National Consumer Act (1970) is a 156-page comprehensive model law covering many aspects of consumer protection.   The NCA’s consumer credit provisions limit interest rates, late and other charges, and provide prepayment rights. It more generally establishes requirements as to disclosures and writings in consumer transactions and limits credit terms and creditor rights, such as restrictions on balloon payments, assignment of earnings, confession of judgments, holder-in-due-course status, attorney fees, and security interests.

Model Refund Anticipation Loan Act (2008) prohibits refund anticipation loan (RAL) and refund anticipation check (RAC) add-on fees charged by tax preparers (bank rate exportation does not apply to the tax preparers).  Also included are registration and bonding requirements, and restriction of registration to preparers whose primary business is tax preparation. The Model Act also prohibits debt collection abuses and prevents referrals to check cashers.

Model Individual Tax Preparer Regulation Act (Rev. 2013) establishes a state Board of Individual Tax Preparers, sets out the board’s powers, and requirements for tax preparers concerning registration, bonding, periodic registration renewal, and enforcement powers,. The model law sets out disclosure requirements to consumers, prohibited practices for tax preparers, and private remedies for consumers.

Model Law: Safer Cars at the Point of Sale (2018) required motor vehicle dealers, before offering for sale any used vehicle, must perform an inquiry of a NMVTIS data provider on a vehicle and a copy of any applicable report must be provided to the consumer prior to a sale’s consummation.  A special disclosure is required on the vehicle if the report indicates prior wreck damage.

Model Transparent and Consistent Pricing of Motor Vehicle Add-Ons Act (2018) requires dealers to establish prices in advance for add-ons or some method for determining prices. Dealers must submit prices for their add-ons to the state attorney general, and the prices are posted online. Dealers must also post the available add-ons and their non-negotiable prices on each car offered for sale.

Model Consumer Amendments to Uniform Commercial Code Article 9 (2016) provides model language to amend the Uniform Commercial Code Article 9 to the extent it regulates consumer repossessions. States generally recognize that the UCC Art. 9 does not sufficiently consider the unique aspects of repossessions of motor vehicles, household goods, or manufactured homes, either through stand-alone legislation or variations to Article 9.

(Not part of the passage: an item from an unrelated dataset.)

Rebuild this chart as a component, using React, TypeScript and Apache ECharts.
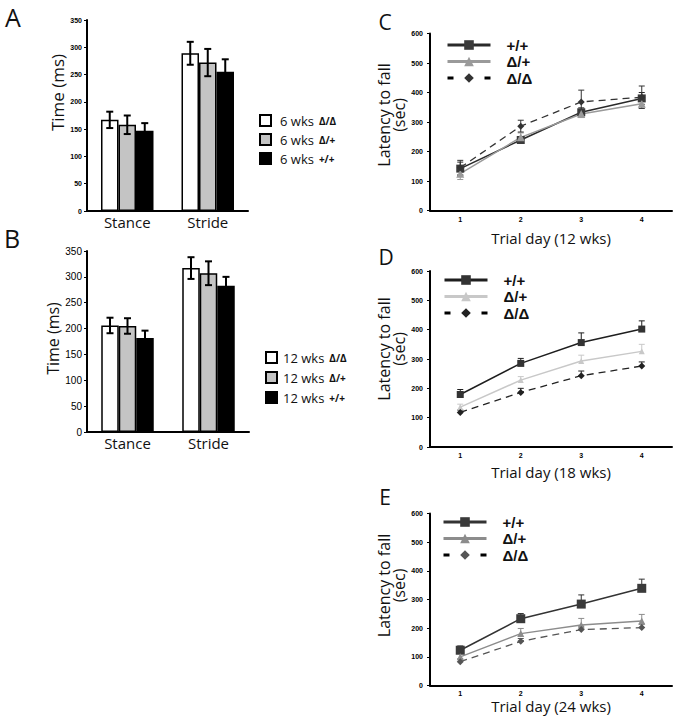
import React, { useEffect, useRef } from 'react';
import * as echarts from 'echarts';

// ---------- Bar panels (A, B) ----------
const barCategories = ['Stance', 'Stride'];
const namesA = ['6 wks Δ/Δ', '6 wks Δ/+', '6 wks +/+'];
const namesB = ['12 wks Δ/Δ', '12 wks Δ/+', '12 wks +/+'];

const aDD = [167, 289];
const aDDErr = [15, 21];
const aDP = [158, 272];
const aDPErr = [17, 25];
const aPP = [147, 255];
const aPPErr = [14, 23];

const bDD = [206, 317];
const bDDErr = [15, 21];
const bDP = [205, 307];
const bDPErr = [15, 23];
const bPP = [182, 283];
const bPPErr = [14, 17];

// ---------- Line panels (C, D, E) ----------
const trialDays = ['1', '2', '3', '4'];
const lineNames = ['+/+', 'Δ/+', 'Δ/Δ'];

const cPP = [142, 239, 333, 380];
const cPPErr = [22, 10, 15, 20];
const cDP = [125, 248, 327, 362];
const cDPErr = [20, 15, 12, 15];
const cDD = [145, 286, 368, 384];
const cDDErr = [25, 20, 40, 38];

const dPP = [179, 285, 356, 402];
const dPPErr = [17, 17, 33, 28];
const dDP = [136, 228, 293, 326];
const dDPErr = [10, 12, 20, 24];
const dDD = [118, 186, 243, 276];
const dDDErr = [8, 14, 16, 14];

const ePP = [123, 233, 284, 339];
const ePPErr = [15, 18, 32, 32];
const eDP = [100, 181, 211, 225];
const eDPErr = [12, 18, 23, 23];
const eDD = [83, 154, 195, 202];
const eDDErr = [10, 10, 12, 12];

const BAR_W = 17.5;

function errData(vals: number[], errs: number[]) {
  return vals.map((v, i) => [i, v, errs[i]]);
}

function errRender(offset: number, cap: number, upperOnly: boolean, color: string, width: number) {
  return (params: any, api: any) => {
    const x = api.value(0);
    const v = api.value(1);
    const e = api.value(2);
    const top = api.coord([x, v + e]);
    const bot = api.coord([x, upperOnly ? v : v - e]);
    const cx = top[0] + offset;
    const style = { stroke: color, lineWidth: width };
    const children: any[] = [
      { type: 'line', shape: { x1: cx, y1: top[1], x2: cx, y2: bot[1] }, style },
      { type: 'line', shape: { x1: cx - cap / 2, y1: top[1], x2: cx + cap / 2, y2: top[1] }, style },
    ];
    if (!upperOnly) {
      children.push({ type: 'line', shape: { x1: cx - cap / 2, y1: bot[1], x2: cx + cap / 2, y2: bot[1] }, style });
    }
    return { type: 'group', children };
  };
}

function errSeries(grid: number, vals: number[], errs: number[], offset: number, cap: number, upperOnly: boolean, color: string, width: number) {
  return {
    type: 'custom',
    xAxisIndex: grid,
    yAxisIndex: grid,
    data: errData(vals, errs),
    encode: { x: 0, y: 1 },
    renderItem: errRender(offset, cap, upperOnly, color, width),
    z: 5,
    silent: true,
  };
}

const barFills = ['#ffffff', '#c4c4c4', '#000000'];

function barSeries(grid: number, names: string[], vals: number[][], errs: number[][]) {
  const out: any[] = [];
  const offsets = [-BAR_W, 0, BAR_W];
  names.forEach((n, k) => {
    out.push({
      type: 'bar',
      name: n,
      xAxisIndex: grid,
      yAxisIndex: grid,
      data: vals[k],
      barWidth: BAR_W,
      barGap: '0%',
      itemStyle: { color: barFills[k], borderColor: '#000', borderWidth: 1.5 },
      z: 2,
    });
  });
  names.forEach((n, k) => {
    out.push(errSeries(grid, vals[k], errs[k], offsets[k], 7, false, '#000', 2));
  });
  return out;
}

interface LineStyleDef {
  color: string;
  symbolColor: string;
  width: number;
  dashed: boolean;
  symbol: string;
  size: number;
}

function lineSeries(grid: number, vals: number[][], errs: number[][], styles: LineStyleDef[], upperOnly: boolean) {
  const out: any[] = [];
  vals.forEach((v, k) => {
    out.push(errSeries(grid, v, errs[k], 0, 6, upperOnly, styles[k].color, 1));
  });
  vals.forEach((v, k) => {
    const s = styles[k];
    out.push({
      type: 'line',
      name: lineNames[k],
      xAxisIndex: grid,
      yAxisIndex: grid,
      data: v,
      symbol: s.symbol,
      symbolSize: s.size,
      showSymbol: true,
      lineStyle: { color: s.color, width: s.width, type: s.dashed ? [7, 5] : 'solid' },
      itemStyle: { color: s.symbolColor },
      z: 6,
    });
  });
  return out;
}

const cStyles: LineStyleDef[] = [
  { color: '#2a2a2a', symbolColor: '#3a3a3a', width: 1.5, dashed: false, symbol: 'rect', size: 8 },
  { color: '#9a9a9a', symbolColor: '#9a9a9a', width: 1.5, dashed: false, symbol: 'triangle', size: 8 },
  { color: '#333333', symbolColor: '#333333', width: 1.3, dashed: true, symbol: 'diamond', size: 7 },
];
const dStyles: LineStyleDef[] = [
  { color: '#1e1e1e', symbolColor: '#333333', width: 1.5, dashed: false, symbol: 'rect', size: 7 },
  { color: '#c8c8c8', symbolColor: '#c8c8c8', width: 1.5, dashed: false, symbol: 'triangle', size: 6 },
  { color: '#222222', symbolColor: '#222222', width: 1.3, dashed: true, symbol: 'diamond', size: 7 },
];
const eStyles: LineStyleDef[] = [
  { color: '#333333', symbolColor: '#3a3a3a', width: 1.5, dashed: false, symbol: 'rect', size: 9 },
  { color: '#8c8c8c', symbolColor: '#8c8c8c', width: 1.3, dashed: false, symbol: 'triangle', size: 7 },
  { color: '#555555', symbolColor: '#555555', width: 1.3, dashed: true, symbol: 'diamond', size: 7 },
];

function barLegend(names: string[], left: number, top: number, gap: number, padA: number) {
  return {
    orient: 'vertical',
    left,
    top,
    padding: 0,
    itemWidth: 11,
    itemHeight: 11,
    itemGap: gap,
    icon: 'rect',
    selectedMode: false,
    data: names,
    formatter: (name: string) => {
      const i = name.lastIndexOf(' ');
      return `{a|${name.slice(0, i)}}{b|${name.slice(i + 1)}}`;
    },
    textStyle: {
      rich: {
        a: { fontFamily: 'Open Sans', fontSize: 13, color: '#111', lineHeight: 14, verticalAlign: 'middle', padding: [0, 0, 0, padA] },
        b: { fontFamily: 'Open Sans', fontSize: 10, fontWeight: 'bold', color: '#111', lineHeight: 14, verticalAlign: 'middle', padding: [0, 0, 0, 5] },
      },
    },
  };
}

function lineLegend(left: number, top: number, styles: LineStyleDef[]) {
  return {
    orient: 'vertical',
    left,
    top,
    padding: 0,
    itemWidth: 43,
    itemHeight: 12,
    itemGap: 1.5,
    selectedMode: false,
    lineStyle: { width: 3 },
    data: lineNames.map((n, k) => ({
      name: n,
      itemStyle: { color: styles[k].symbolColor },
      lineStyle: { color: k === 2 ? '#000' : styles[k].color, type: k === 2 ? [6, 12.5] : 'solid', width: 3 },
    })),
    formatter: (name: string) => `{t|${name}}`,
    textStyle: {
      rich: {
        t: { fontFamily: 'Liberation Sans', fontSize: 15, fontWeight: 'bold', color: '#111', lineHeight: 16, padding: [0, 0, 0, 11] },
      },
    },
  };
}

function barXAxis(grid: number) {
  return {
    type: 'category',
    gridIndex: grid,
    data: barCategories,
    axisLine: { lineStyle: { color: '#000', width: 2 } },
    axisTick: { show: false },
    axisLabel: { fontFamily: 'Open Sans', fontSize: 15, color: '#111', margin: 3 },
  };
}

function barYAxis(grid: number, labelSize: number, bold: boolean, nameSize: number, nameGap: number, namePadLeft: number) {
  return {
    type: 'value',
    gridIndex: grid,
    min: 0,
    max: 350,
    interval: 50,
    name: 'Time (ms)',
    nameLocation: 'middle',
    nameRotate: 90,
    nameGap,
    nameTextStyle: { fontFamily: 'Open Sans', fontSize: nameSize, color: '#111', padding: [0, 0, 0, namePadLeft] },
    splitLine: { show: false },
    axisLine: { show: true, lineStyle: { color: '#000', width: 2 } },
    axisTick: { show: true, length: 3, lineStyle: { color: '#000', width: 1 } },
    axisLabel: { fontFamily: 'Liberation Sans', fontSize: labelSize, fontWeight: bold ? 'bold' : 'normal', color: '#000', margin: 5 },
  };
}

function lineXAxis(grid: number, title: string, nameGap: number, labelMargin: number) {
  return {
    type: 'category',
    gridIndex: grid,
    data: trialDays,
    boundaryGap: true,
    name: title,
    nameLocation: 'middle',
    nameGap,
    nameTextStyle: { fontFamily: 'Open Sans', fontSize: 15, color: '#111' },
    axisLine: { lineStyle: { color: '#000', width: 2 } },
    axisTick: { show: false },
    axisLabel: { fontFamily: 'Liberation Sans', fontSize: 7, fontWeight: 'bold', color: '#000', margin: labelMargin },
  };
}

function lineYAxis(grid: number, padLeft: number) {
  return {
    type: 'value',
    gridIndex: grid,
    min: 0,
    max: 600,
    interval: 100,
    name: 'Latency to fall\n(sec)',
    nameLocation: 'middle',
    nameRotate: 90,
    nameGap: 22,
    nameTextStyle: { fontFamily: 'Open Sans', fontSize: 16, color: '#111', lineHeight: 15, padding: [0, 0, 0, padLeft] },
    splitLine: { show: false },
    axisLine: { show: true, lineStyle: { color: '#000', width: 2 } },
    axisTick: { show: true, length: 3, lineStyle: { color: '#000', width: 1 } },
    axisLabel: { fontFamily: 'Liberation Sans', fontSize: 7, fontWeight: 'bold', color: '#000', margin: 7 },
  };
}

function letter(text: string, x: number, y: number, size: number) {
  return {
    type: 'text',
    x,
    y,
    style: { text, fontFamily: 'Open Sans', fontSize: size, fill: '#111', align: 'center', verticalAlign: 'middle' },
  };
}

export default function App() {
  const ref = useRef<HTMLDivElement>(null);

  useEffect(() => {
    if (!ref.current) return;
    const chart = echarts.init(ref.current, null, { renderer: 'svg' });
    const option: any = {
      animation: false,
      backgroundColor: '#ffffff',
      textStyle: { fontFamily: 'Open Sans' },
      grid: [
        { left: 87, top: 20, width: 161, height: 191 },
        { left: 87, top: 251, width: 162, height: 181 },
        { left: 430, top: 33.5, width: 242, height: 177 },
        { left: 430, top: 271, width: 242, height: 176 },
        { left: 430, top: 513.5, width: 242, height: 172 },
      ],
      xAxis: [
        barXAxis(0),
        barXAxis(1),
        lineXAxis(2, 'Trial day (12 wks)', 20, 5),
        lineXAxis(3, 'Trial day (18 wks)', 17, 5),
        lineXAxis(4, 'Trial day (24 wks)', 13, 4),
      ],
      yAxis: [
        barYAxis(0, 7, true, 17, 21, 46),
        barYAxis(1, 10, false, 16, 23, 6),
        lineYAxis(2, 14),
        lineYAxis(3, 20),
        lineYAxis(4, 28),
      ],
      legend: [
        barLegend(namesA, 259, 114, 6, 4),
        barLegend(namesB, 265, 351, 7, 1),
        lineLegend(446, 37.5, cStyles),
        lineLegend(443, 272.5, dStyles),
        lineLegend(442, 514.5, eStyles),
      ],
      graphic: [
        letter('A', 13, 17, 25),
        letter('B', 12, 238, 25),
        letter('C', 385, 22, 21),
        letter('D', 386, 257, 21),
        letter('E', 385, 497, 21),
      ],
      series: [
        ...barSeries(0, namesA, [aDD, aDP, aPP], [aDDErr, aDPErr, aPPErr]),
        ...barSeries(1, namesB, [bDD, bDP, bPP], [bDDErr, bDPErr, bPPErr]),
        ...lineSeries(2, [cPP, cDP, cDD], [cPPErr, cDPErr, cDDErr], cStyles, false),
        ...lineSeries(3, [dPP, dDP, dDD], [dPPErr, dDPErr, dDDErr], dStyles, true),
        ...lineSeries(4, [ePP, eDP, eDD], [ePPErr, eDPErr, eDDErr], eStyles, true),
      ],
    };
    chart.setOption(option);
    return () => chart.dispose();
  }, []);

  return (
    <div
      ref={ref}
      style={{ position: 'absolute', left: 0, top: 0, width: 674, height: 720, background: '#fff' }}
    />
  );
}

NCLC’s Model Manufactured Home Community Stability and Preservation Act (2023) sets forth model language to give residents of manufactured home communities an opportunity to purchase their communities. It requires the community owner to give the residents—and a state agency, the local housing authority, and the local licensing or health and safety enforcement agency—advance notice of any prospective sale of the community. The notice must include the price, terms, and conditions that the community owner has provisionally accepted or is prepared to accept.

Mediation Program for Distressed Homeowners: Judicial Foreclosure States (2022) creates a mediation process as an initial step in a judicial foreclosure. Detailed information is specified for the complaint in a judicial foreclosure.  The court clerk on receiving the complaint initiates the mediation process requiring the parties to come to mediation with specified information. No fees can be assessed, the complaint need not be answered, and the judicial proceeding is frozen until the mediator issues a report.

Mediation Program for Distressed Homeowners: Non-Judicial Foreclosure States (2022) creates a state-run mediation process prior to a foreclosure. Prior to any foreclosure, the consumer and the state mediation agency must receive a detailed notice concerning a defaulted home mortgage.   After the notice is sent and until a mediator’s report, no fees can be assessed, or a foreclosure initiated.  The state agency initiates the mediation process requiring the parties to come to mediation with specified information.